With a zero-tolerance approach to players betting on cricket “to maintain the integrity of the sport”, Jensen was handed a two-year ban, with the punishment eased by an 18-month suspension. But it was still brutal for Jensen, who for six months was prohibited from “participating in any form of cricket or cricket-related event”.
“It was a very tough time for me, especially mentally. I grew up playing cricket, the game that I love, then for those six months it was like it was taken away from me,” she says. “I was just left not knowing what to do. Cricket was pretty much my role; everything that I’d been doing.
“To be honest I don’t even remember placing that bet. I know it was $2. And that $2 went a very long way.
“Then all of a sudden, I got a call. A couple of other girls got the same punishment, and their bets were only $1 or $2 as well. Something so small and yet it can do so much damage.”
But there was never a time when Jensen considered turning her back on the game. “I knew what I wanted to do. It was only for a short amount of time, and I knew I would be back and hopefully better for it,” she says.
“I guess it made me more hungry. The season after that I won a lot of awards, so it had obviously made me a little better! But certainly going through it was really, really tough, and it made me tougher as a person.”
That resilience and resolve has reflected in her return to the pitch. She stamped her name at the end of last year during the Women’s Ashes tour, where, playing for the ACT Invitational XI, she took five wickets for 26 against the Australian women’s team.
Jensen was first chosen to play for New Zealand in early 2014, making her debut against the West Indies at Lincoln University, before jetting off to the T20 World Cup in Bangladesh, and then to the West Indies.
On her way home, Jensen stopped off in Melbourne to stay with family. “It was really close to the start of the New Zealand domestic season, so I was asked if I could play a couple of club games over here to keep my eye in.” The Melbourne Cricket Club took her in.
“Playing in Australia has made me a better player, because of the huge resources they have here.”
Soon after she returned home to Christchurch, she suffered a season-ending injury – tearing an oblique muscle, that runs between the hip and the rib cage. Commonly suffered by bowlers, the painful injury is known in cricketing terms by the more watered-down term of “side strain”.
“From that injury, I didn’t get picked for the White Ferns for the next series,” she says, “so I decided to finish the club season off in Australia.” She hasn’t returned since.
Jensen immediately made her presence felt, becoming the first woman to ever score a century for the Melbourne Cricket Club.

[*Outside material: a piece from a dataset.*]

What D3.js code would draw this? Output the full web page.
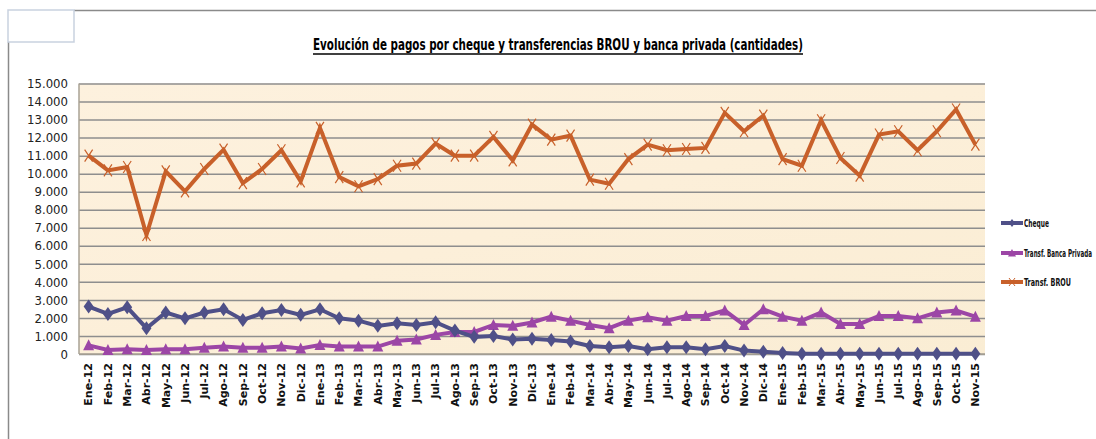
<!DOCTYPE html>
<html><head><meta charset="utf-8">
<script src="https://cdnjs.cloudflare.com/ajax/libs/d3/7.8.5/d3.min.js"></script>
<style>
html,body{margin:0;padding:0;background:#fff;}
svg{display:block;}
</style>
</head><body>
<svg id="c" width="1096" height="439"></svg>
<script>
const categories = ["Ene-12","Feb-12","Mar-12","Abr-12","May-12","Jun-12","Jul-12","Ago-12","Sep-12","Oct-12","Nov-12","Dic-12",
"Ene-13","Feb-13","Mar-13","Abr-13","May-13","Jun-13","Jul-13","Ago-13","Sep-13","Oct-13","Nov-13","Dic-13",
"Ene-14","Feb-14","Mar-14","Abr-14","May-14","Jun-14","Jul-14","Ago-14","Sep-14","Oct-14","Nov-14","Dic-14",
"Ene-15","Feb-15","Mar-15","Abr-15","May-15","Jun-15","Jul-15","Ago-15","Sep-15","Oct-15","Nov-15"];
const cheque = [2630,2220,2590,1430,2300,1980,2300,2480,1890,2260,2440,2170,
2480,1980,1850,1560,1700,1610,1760,1300,950,1000,800,850,
780,690,440,370,440,260,370,370,260,440,190,120,
60,20,20,20,20,20,20,20,20,20,20];
const bancaPrivada = [480,220,260,220,260,260,350,410,350,350,410,310,
500,410,410,410,740,810,1060,1220,1220,1610,1560,1750,
2070,1850,1610,1430,1850,2040,1850,2110,2110,2410,1610,2480,
2070,1850,2300,1670,1670,2110,2110,1980,2300,2410,2070];
const brou = [11000,10180,10370,6600,10130,9020,10260,11330,9480,10260,11300,9570,
12540,9810,9300,9700,10440,10560,11670,11000,11000,12040,10740,12720,
11890,12110,9670,9440,10810,11610,11300,11370,11430,13370,12350,13220,
10810,10440,12960,10870,9890,12170,12350,11300,12350,13560,11610];
const yTicks = [0,1000,2000,3000,4000,5000,6000,7000,8000,9000,10000,11000,12000,13000,14000,15000];
const seriesNames = ["Cheque","Transf. Banca Privada","Transf. BROU"];
const seriesColors = ["#4f5088","#9c46a6","#c8602a"];
const title = "Evolución de pagos por cheque y transferencias  BROU y banca privada (cantidades)";

const svg = d3.select("#c");
const L = 79, R = 985, T = 83.5, B = 354;
const narrow = "'DejaVu Sans Condensed','Liberation Sans Narrow','Arial Narrow',sans-serif";

// frame
svg.append("line").attr("x1",74).attr("x2",1096).attr("y1",10.5).attr("y2",10.5).attr("stroke","#8a8a8a").attr("stroke-width",1.5);
svg.append("line").attr("x1",8.5).attr("x2",8.5).attr("y1",42).attr("y2",439).attr("stroke","#8a8a8a").attr("stroke-width",1.5);
svg.append("rect").attr("x",8).attr("y",10).attr("width",66).attr("height",32).attr("fill","none").attr("stroke","#c9d2df").attr("stroke-width",1.5);

// title
svg.append("text").attr("x",558).attr("y",50).attr("text-anchor","middle")
  .attr("font-family",narrow)
  .attr("font-weight","bold").attr("font-size",15).attr("fill","#000")
  .attr("textLength",490).attr("lengthAdjust","spacingAndGlyphs").text(title);
svg.append("line").attr("x1",313).attr("x2",803).attr("y1",54).attr("y2",54).attr("stroke","#000").attr("stroke-width",1.3);

const x = d3.scaleBand().domain(categories).range([L,R]);
const y = d3.scaleLinear().domain([0,15000]).range([B,T]);
const cx = d => x(d) + x.bandwidth()/2;

// plot background
const defs = svg.append("defs");
const grad = defs.append("linearGradient").attr("id","bg").attr("x1",0).attr("y1",0).attr("x2",1).attr("y2",1);
grad.append("stop").attr("offset","0%").attr("stop-color","#fdf1de");
grad.append("stop").attr("offset","50%").attr("stop-color","#fcefd9");
grad.append("stop").attr("offset","100%").attr("stop-color","#faedd4");
svg.append("rect").attr("x",L).attr("y",T).attr("width",R-L).attr("height",B-T).attr("fill","url(#bg)");

// grid
const gy = svg.append("g").attr("transform",`translate(${L},0)`)
  .call(d3.axisLeft(y).tickValues(yTicks).tickSize(-(R-L)).tickFormat(d => d3.format(",")(d).replace(/,/g,".")));
gy.select(".domain").remove();
gy.selectAll(".tick line").attr("stroke","#8e8e8e").attr("stroke-width",1.5);
gy.selectAll(".tick text").attr("x",-11).attr("font-family",narrow)
  .attr("font-size",13).attr("fill","#222");
svg.append("line").attr("x1",L).attr("x2",L).attr("y1",T).attr("y2",B).attr("stroke","#a9a294").attr("stroke-width",1.5);
svg.append("line").attr("x1",L).attr("x2",R).attr("y1",B).attr("y2",B).attr("stroke","#a9a294").attr("stroke-width",1.5);

// x axis
const gx = svg.append("g").attr("transform",`translate(0,${B})`).call(d3.axisBottom(x).tickSize(0));
gx.select(".domain").remove();
gx.selectAll(".tick text").attr("transform","rotate(-90)").attr("text-anchor","end")
  .attr("x",-9).attr("y",0).attr("dy","0.35em")
  .attr("font-family","'DejaVu Sans',Verdana,sans-serif").attr("font-weight","bold").attr("font-size",11).attr("fill","#111");

const line = d3.line().x((d,i)=>cx(categories[i])).y(d=>y(d));
const data = [cheque, bancaPrivada, brou];

function marker(g, k, color){
  if(k===0){
    g.append("path").attr("d","M0,-7 L5,0 L0,7 L-5,0 Z").attr("fill",color);
  } else if(k===1){
    g.append("path").attr("d","M0,-6 L5.5,5 L-5.5,5 Z").attr("fill",color);
  } else {
    g.append("path").attr("d","M-4,-6 L4,6 M4,-6 L-4,6").attr("stroke",color).attr("stroke-width",1.2).attr("fill","none");
  }
}

[2,1,0].forEach(k=>{
  svg.append("path").datum(data[k]).attr("d",line).attr("fill","none")
    .attr("stroke",seriesColors[k]).attr("stroke-width",4).attr("stroke-linejoin","miter");
  data[k].forEach((v,i)=>{
    const g = svg.append("g").attr("transform",`translate(${cx(categories[i])},${y(v)})`);
    marker(g,k,seriesColors[k]);
  });
});

// legend
const legY = [223,253,282];
const legW = [25,68,47];
seriesNames.forEach((n,k)=>{
  svg.append("line").attr("x1",1001).attr("x2",1023).attr("y1",legY[k]).attr("y2",legY[k])
    .attr("stroke",seriesColors[k]).attr("stroke-width",4);
  const g = svg.append("g").attr("transform",`translate(1012,${legY[k]})`);
  if(k===0) g.append("path").attr("d","M0,-4 L3,0 L0,4 L-3,0 Z").attr("fill",seriesColors[k]);
  else if(k===1) g.append("path").attr("d","M0,-4 L4,3.5 L-4,3.5 Z").attr("fill",seriesColors[k]);
  else g.append("path").attr("d","M-3,-4 L3,4 M3,-4 L-3,4").attr("stroke",seriesColors[k]).attr("stroke-width",1);
  const tg = svg.append("g");
  const t = tg.append("text").attr("x",0).attr("y",0).attr("dy","0.35em")
    .attr("font-family",narrow)
    .attr("font-weight","bold").attr("font-size",10.5).attr("fill","#111").text(n);
  const w = t.node().getComputedTextLength() || legW[k];
  tg.attr("transform",`translate(1024,${legY[k]}) scale(${legW[k]/w},1)`);
});
</script>
</body></html>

This season, she moved to Canberra, following her partner Nicola Hancock, a former Australian A player who was already with the ACT Meteors. Jensen has enjoyed her season there – few of the players are from Canberra, so they’ve had to knit together as a team.
“Playing in Australia has made me a better player, because of the huge resources they have here,” she says. “I’ve had full-time coaches, played and trained on the MCG under lights, played on TV in the Big Bash series, up against the best players in the world. So many things I’ve had the opportunity to do here that I wouldn’t have had if I’d stayed in New Zealand.”
Not that she’d turned her back on her home nation. She always held on to the hope of playing for the White Ferns again.
But she admits her selection for next month’s five-match T20 international series against the world champion West Indies in New Zealand, “kind of came out of the blue”.
Playing in the Melbourne Renegades alongside two of the Ferns’ top players – Lea Tahuhu and Amy Satterthwaite – “probably made the coach watch our games a little more”, she reckons. During the season, White Ferns coach Haidee Tiffen phoned her to scope out if she was interested in playing for New Zealand again.
But Jensen didn’t have a clear-cut answer. “I wasn’t really sure how to feel about it,” she says, knowing she would lose her status as an Australian local player in both the Big Bash and the national cricket leagues – meaning next season she would have to battle for one of the few places given to international players.
“I spoke to Nic straight away, rang my family and friends, and [Tiffen] rang New Zealand Cricket trying to figure it out. Four weeks ago she came back and said ‘I can pick you if you want to play’,” Jensen says.
But there was another quandary she faced. Money. “If I chose to stay [in Australia] I would be benefitting financially. I literally have a casual job here, that I can pick or choose when I want to go to. I could live off playing the Big Bash and state cricket over here,” she says.
Back in New Zealand, Jensen would receive match fees for her international appearances, but would have to wait until July to see if she received a New Zealand Cricket contract. The top 15 women’s players are signed up each year, and are paid between $20,000 and $34,000.
But in the end, Jensen went with her heart. “I’m going to New Zealand to fulfil my dream. As a kid I dreamed of playing for New Zealand, money or no money, and so that’s what I chose,” she says. “I’m glad that weight is off my shoulders and I can go back to enjoying my game.”
Jensen hopes she will bring versatility to the Ferns side through her seasoned bowling. “Now I have the experience of playing so much T20 cricket, I feel like I can bowl heaps of different scenarios,” she says. “I used to just run in and bowl, but now I know what I’m going to do with each ball, and why.”
So from the knowledge and experience she’s gleaned from the Aussies, what does she think New Zealand Cricket can do to improve the game for women here, and entice more girls to play?
“I think it’s just promotion, promotion, promotion,” she answers. “Some families don’t even know women play cricket for their country, let alone the kids. On TV, in the papers, where girls go to schools – it’s all about spreading the word. Let everyone know that women play cricket too.”